[Start Data section]
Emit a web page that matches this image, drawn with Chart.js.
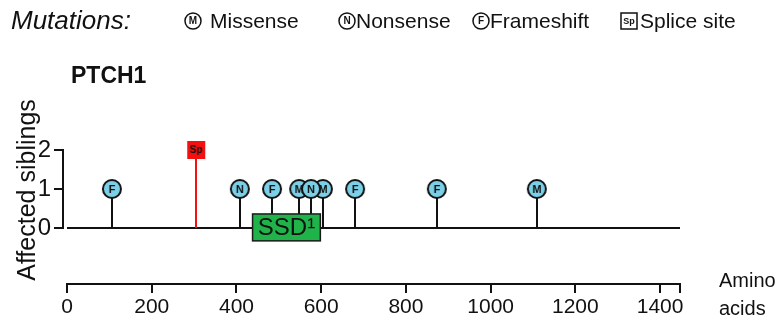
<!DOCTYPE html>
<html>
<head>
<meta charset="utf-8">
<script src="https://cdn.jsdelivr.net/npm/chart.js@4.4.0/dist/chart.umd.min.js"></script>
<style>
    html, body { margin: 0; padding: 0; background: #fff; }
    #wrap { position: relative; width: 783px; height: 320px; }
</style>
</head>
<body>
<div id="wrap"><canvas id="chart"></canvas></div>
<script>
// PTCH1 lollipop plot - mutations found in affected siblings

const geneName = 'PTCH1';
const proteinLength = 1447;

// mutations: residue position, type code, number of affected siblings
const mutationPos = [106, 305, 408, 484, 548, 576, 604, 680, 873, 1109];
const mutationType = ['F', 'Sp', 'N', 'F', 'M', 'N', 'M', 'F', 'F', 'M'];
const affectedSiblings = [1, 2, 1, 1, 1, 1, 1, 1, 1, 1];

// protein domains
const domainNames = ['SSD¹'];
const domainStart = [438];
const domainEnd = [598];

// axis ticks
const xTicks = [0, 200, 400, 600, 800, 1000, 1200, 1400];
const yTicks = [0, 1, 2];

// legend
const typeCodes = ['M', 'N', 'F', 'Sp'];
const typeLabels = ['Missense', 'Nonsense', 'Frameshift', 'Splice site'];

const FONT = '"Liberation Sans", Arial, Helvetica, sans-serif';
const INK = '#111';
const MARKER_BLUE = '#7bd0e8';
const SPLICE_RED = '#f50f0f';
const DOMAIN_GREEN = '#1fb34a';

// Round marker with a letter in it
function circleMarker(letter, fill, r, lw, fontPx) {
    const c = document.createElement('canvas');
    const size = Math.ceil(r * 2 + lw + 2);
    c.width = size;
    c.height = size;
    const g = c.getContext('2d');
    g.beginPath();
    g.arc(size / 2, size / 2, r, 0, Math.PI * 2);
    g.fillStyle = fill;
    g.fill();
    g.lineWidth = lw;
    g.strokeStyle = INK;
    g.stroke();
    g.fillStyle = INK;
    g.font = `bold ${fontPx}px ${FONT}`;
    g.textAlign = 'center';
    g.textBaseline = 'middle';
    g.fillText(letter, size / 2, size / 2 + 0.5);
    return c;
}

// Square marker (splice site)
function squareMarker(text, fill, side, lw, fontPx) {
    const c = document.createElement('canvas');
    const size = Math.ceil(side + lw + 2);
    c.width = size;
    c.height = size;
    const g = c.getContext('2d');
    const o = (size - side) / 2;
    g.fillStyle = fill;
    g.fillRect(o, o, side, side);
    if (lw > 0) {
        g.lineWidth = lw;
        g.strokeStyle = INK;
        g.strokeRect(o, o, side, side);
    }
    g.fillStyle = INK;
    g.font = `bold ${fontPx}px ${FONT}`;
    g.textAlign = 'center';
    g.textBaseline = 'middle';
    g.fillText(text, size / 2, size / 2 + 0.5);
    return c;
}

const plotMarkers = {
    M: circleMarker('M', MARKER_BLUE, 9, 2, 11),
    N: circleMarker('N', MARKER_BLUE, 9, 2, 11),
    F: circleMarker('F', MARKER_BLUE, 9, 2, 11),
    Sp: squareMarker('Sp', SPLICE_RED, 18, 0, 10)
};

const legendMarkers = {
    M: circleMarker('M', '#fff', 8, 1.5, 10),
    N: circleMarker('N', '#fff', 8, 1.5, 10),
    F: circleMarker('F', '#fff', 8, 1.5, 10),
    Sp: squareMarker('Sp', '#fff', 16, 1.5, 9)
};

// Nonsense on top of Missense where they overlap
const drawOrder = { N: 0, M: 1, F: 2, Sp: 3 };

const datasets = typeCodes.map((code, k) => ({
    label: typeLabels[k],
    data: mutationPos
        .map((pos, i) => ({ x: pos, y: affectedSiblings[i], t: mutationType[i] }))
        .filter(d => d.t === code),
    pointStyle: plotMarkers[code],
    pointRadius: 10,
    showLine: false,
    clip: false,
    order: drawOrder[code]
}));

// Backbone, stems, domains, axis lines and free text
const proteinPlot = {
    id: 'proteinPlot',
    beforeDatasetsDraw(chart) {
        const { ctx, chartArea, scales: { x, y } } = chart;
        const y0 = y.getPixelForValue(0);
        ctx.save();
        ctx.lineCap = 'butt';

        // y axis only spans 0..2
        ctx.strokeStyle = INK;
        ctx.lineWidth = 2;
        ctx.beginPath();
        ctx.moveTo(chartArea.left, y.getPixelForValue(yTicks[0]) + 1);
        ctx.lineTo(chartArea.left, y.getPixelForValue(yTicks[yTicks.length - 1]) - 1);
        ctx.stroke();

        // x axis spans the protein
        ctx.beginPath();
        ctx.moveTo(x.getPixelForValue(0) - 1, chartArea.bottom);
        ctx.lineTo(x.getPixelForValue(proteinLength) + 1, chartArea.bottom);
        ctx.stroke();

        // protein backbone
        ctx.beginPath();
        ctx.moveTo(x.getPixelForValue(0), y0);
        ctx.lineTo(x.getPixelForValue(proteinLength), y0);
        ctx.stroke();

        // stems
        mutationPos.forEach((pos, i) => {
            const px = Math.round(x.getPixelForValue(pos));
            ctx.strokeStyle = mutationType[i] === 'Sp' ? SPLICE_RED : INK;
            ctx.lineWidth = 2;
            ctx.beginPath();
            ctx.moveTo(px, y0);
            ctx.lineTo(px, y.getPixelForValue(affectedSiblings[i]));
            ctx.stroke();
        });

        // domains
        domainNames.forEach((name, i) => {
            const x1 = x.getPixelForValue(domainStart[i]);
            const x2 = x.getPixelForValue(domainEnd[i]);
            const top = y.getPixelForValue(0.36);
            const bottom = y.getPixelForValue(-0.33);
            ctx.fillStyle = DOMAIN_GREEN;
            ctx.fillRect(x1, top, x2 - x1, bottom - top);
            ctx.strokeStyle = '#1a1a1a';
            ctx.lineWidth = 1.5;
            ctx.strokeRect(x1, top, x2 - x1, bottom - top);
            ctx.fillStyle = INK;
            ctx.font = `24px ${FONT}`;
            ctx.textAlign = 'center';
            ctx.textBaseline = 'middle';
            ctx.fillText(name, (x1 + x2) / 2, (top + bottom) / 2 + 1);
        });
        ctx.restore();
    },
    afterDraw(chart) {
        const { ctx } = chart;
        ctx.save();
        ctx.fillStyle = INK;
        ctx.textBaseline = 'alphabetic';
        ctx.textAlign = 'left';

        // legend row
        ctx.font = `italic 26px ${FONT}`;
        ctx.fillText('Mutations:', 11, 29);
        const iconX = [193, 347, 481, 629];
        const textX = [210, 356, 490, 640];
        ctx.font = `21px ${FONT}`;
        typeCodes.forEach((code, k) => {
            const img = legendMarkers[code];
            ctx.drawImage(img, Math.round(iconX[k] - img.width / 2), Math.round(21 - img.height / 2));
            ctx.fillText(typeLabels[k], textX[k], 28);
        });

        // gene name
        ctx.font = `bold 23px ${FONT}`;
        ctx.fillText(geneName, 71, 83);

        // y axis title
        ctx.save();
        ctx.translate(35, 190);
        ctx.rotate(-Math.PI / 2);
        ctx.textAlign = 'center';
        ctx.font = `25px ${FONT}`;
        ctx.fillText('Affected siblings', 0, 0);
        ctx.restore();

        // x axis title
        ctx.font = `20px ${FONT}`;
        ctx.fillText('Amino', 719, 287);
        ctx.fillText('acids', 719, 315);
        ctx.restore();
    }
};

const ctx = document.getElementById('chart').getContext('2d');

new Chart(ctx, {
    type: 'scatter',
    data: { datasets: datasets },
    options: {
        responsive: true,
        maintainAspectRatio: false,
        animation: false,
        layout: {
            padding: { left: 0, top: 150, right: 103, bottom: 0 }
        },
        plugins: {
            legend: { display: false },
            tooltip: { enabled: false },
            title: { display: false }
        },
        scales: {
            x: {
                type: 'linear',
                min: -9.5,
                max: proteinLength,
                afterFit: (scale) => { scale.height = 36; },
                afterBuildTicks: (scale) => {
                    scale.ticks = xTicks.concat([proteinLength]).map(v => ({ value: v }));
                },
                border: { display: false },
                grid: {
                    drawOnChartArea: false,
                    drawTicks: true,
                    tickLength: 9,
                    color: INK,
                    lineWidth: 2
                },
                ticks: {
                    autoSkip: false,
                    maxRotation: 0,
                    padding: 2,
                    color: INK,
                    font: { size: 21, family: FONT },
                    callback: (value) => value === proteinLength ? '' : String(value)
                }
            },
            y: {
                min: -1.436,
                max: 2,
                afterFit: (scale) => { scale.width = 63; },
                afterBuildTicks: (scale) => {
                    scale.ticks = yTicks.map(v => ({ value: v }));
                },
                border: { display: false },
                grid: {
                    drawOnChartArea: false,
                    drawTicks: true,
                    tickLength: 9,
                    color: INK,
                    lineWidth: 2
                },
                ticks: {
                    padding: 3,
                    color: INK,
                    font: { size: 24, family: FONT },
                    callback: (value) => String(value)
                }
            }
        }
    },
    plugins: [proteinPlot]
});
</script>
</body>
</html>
[End Data section]
▸ Problem to solve:
Exactly restate the lines from the beginning of the data through the line with "1, 1, 1, 1, 1];", and no others, keeping pictures out.

▸ Final result:
Emit a web page that matches this image, drawn with Chart.js.
<!DOCTYPE html>
<html>
<head>
<meta charset="utf-8">
<script src="https://cdn.jsdelivr.net/npm/chart.js@4.4.0/dist/chart.umd.min.js"></script>
<style>
    html, body { margin: 0; padding: 0; background: #fff; }
    #wrap { position: relative; width: 783px; height: 320px; }
</style>
</head>
<body>
<div id="wrap"><canvas id="chart"></canvas></div>
<script>
// PTCH1 lollipop plot - mutations found in affected siblings

const geneName = 'PTCH1';
const proteinLength = 1447;

// mutations: residue position, type code, number of affected siblings
const mutationPos = [106, 305, 408, 484, 548, 576, 604, 680, 873, 1109];
const mutationType = ['F', 'Sp', 'N', 'F', 'M', 'N', 'M', 'F', 'F', 'M'];
const affectedSiblings = [1, 2, 1, 1, 1, 1, 1, 1, 1, 1];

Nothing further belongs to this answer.